### What you need to do
Repeat the span of the entries below that starts at the line with "Clone this chart in matplotlib." and ends at the line with "from matplotlib import font_manager", nothing more. Skip the pictures.

### Records for the exercise
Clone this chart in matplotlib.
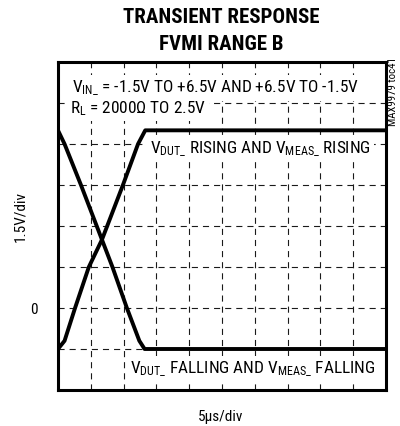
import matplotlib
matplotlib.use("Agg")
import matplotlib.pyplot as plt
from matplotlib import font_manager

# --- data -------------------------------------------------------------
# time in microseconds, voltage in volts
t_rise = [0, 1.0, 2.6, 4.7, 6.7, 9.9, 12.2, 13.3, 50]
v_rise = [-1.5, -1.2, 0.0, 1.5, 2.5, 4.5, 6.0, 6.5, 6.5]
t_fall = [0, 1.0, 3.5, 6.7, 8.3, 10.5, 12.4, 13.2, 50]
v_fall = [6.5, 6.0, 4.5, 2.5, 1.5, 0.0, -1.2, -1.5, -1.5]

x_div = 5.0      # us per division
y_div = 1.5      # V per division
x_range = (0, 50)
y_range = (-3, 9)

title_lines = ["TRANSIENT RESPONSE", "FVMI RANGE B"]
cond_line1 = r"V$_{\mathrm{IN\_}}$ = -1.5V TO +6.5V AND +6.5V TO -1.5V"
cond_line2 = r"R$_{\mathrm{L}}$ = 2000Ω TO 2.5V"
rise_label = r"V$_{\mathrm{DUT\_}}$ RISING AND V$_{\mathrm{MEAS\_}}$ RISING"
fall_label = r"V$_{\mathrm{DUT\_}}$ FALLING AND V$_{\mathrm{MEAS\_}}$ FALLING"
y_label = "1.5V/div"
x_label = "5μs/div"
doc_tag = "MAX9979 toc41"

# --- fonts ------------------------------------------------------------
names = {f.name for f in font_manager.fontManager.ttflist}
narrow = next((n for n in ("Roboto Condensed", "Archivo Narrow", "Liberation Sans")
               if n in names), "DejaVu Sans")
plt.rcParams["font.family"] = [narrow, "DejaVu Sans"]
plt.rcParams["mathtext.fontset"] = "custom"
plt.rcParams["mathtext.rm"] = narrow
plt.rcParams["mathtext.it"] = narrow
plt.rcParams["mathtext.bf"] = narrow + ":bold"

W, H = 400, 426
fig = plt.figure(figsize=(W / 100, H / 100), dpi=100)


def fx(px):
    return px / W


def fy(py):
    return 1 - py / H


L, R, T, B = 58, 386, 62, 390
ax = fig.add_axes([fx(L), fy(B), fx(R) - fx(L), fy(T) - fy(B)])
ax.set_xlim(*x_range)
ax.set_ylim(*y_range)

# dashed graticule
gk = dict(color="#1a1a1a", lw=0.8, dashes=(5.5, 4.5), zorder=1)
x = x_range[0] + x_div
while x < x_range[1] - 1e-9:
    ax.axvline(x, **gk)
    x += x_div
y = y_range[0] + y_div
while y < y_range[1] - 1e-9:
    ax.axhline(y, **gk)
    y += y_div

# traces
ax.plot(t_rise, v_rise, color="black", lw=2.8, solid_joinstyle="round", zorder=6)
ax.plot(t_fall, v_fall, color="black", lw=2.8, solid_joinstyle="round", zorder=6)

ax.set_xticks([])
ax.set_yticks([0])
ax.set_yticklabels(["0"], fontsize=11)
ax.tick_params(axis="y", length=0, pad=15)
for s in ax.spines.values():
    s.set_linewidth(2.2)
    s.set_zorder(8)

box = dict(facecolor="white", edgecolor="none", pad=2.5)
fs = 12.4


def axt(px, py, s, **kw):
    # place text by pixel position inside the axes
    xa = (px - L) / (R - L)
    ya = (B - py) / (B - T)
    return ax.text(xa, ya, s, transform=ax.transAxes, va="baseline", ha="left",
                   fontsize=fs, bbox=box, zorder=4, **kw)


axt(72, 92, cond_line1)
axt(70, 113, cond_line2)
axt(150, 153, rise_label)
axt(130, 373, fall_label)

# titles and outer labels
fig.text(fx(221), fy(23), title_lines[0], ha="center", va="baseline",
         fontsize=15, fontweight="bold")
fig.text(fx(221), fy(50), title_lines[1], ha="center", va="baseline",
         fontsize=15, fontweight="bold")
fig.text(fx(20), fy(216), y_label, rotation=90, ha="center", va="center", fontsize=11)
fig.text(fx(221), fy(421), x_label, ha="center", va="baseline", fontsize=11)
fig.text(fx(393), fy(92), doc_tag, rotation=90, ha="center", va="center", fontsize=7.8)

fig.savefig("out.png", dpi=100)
* * *
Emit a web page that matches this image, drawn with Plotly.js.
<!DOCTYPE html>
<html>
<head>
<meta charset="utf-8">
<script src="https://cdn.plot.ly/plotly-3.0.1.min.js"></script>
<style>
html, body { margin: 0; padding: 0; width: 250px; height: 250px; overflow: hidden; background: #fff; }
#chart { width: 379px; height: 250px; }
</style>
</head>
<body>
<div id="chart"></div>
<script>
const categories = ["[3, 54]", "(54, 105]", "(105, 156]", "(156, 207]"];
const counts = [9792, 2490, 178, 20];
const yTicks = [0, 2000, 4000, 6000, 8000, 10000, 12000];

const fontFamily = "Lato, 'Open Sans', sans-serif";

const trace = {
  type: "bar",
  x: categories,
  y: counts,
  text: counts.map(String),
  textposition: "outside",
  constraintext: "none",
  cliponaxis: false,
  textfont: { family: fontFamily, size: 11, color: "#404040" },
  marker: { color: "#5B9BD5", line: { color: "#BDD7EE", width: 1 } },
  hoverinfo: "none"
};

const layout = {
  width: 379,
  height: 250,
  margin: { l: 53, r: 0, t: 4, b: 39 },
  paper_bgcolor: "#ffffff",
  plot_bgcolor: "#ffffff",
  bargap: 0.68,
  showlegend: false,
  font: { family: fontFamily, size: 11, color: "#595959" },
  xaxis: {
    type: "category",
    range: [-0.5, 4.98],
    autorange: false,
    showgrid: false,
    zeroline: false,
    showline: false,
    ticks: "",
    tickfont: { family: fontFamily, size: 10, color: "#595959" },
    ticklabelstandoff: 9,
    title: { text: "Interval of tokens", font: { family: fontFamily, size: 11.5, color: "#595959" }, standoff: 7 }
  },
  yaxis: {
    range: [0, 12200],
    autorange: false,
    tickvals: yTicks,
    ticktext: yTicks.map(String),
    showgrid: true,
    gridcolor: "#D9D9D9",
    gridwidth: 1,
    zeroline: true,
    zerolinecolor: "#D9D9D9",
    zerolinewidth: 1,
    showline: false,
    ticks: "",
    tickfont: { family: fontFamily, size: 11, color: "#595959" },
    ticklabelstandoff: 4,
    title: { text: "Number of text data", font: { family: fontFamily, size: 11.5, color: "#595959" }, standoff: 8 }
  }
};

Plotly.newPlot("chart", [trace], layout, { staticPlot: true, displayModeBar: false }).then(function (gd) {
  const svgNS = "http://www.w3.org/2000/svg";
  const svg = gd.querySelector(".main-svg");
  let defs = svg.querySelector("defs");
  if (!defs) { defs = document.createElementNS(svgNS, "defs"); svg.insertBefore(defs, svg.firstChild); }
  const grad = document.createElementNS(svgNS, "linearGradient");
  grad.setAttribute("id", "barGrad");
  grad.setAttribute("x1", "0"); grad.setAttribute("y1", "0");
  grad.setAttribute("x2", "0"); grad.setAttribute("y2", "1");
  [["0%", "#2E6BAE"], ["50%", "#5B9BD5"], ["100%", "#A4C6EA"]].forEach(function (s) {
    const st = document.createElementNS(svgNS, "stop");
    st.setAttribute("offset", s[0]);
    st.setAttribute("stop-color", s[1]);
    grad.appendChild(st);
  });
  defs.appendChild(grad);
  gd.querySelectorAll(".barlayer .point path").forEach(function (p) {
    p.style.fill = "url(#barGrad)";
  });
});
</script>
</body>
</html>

### The solution
Clone this chart in matplotlib.
import matplotlib
matplotlib.use("Agg")
import matplotlib.pyplot as plt
from matplotlib import font_manager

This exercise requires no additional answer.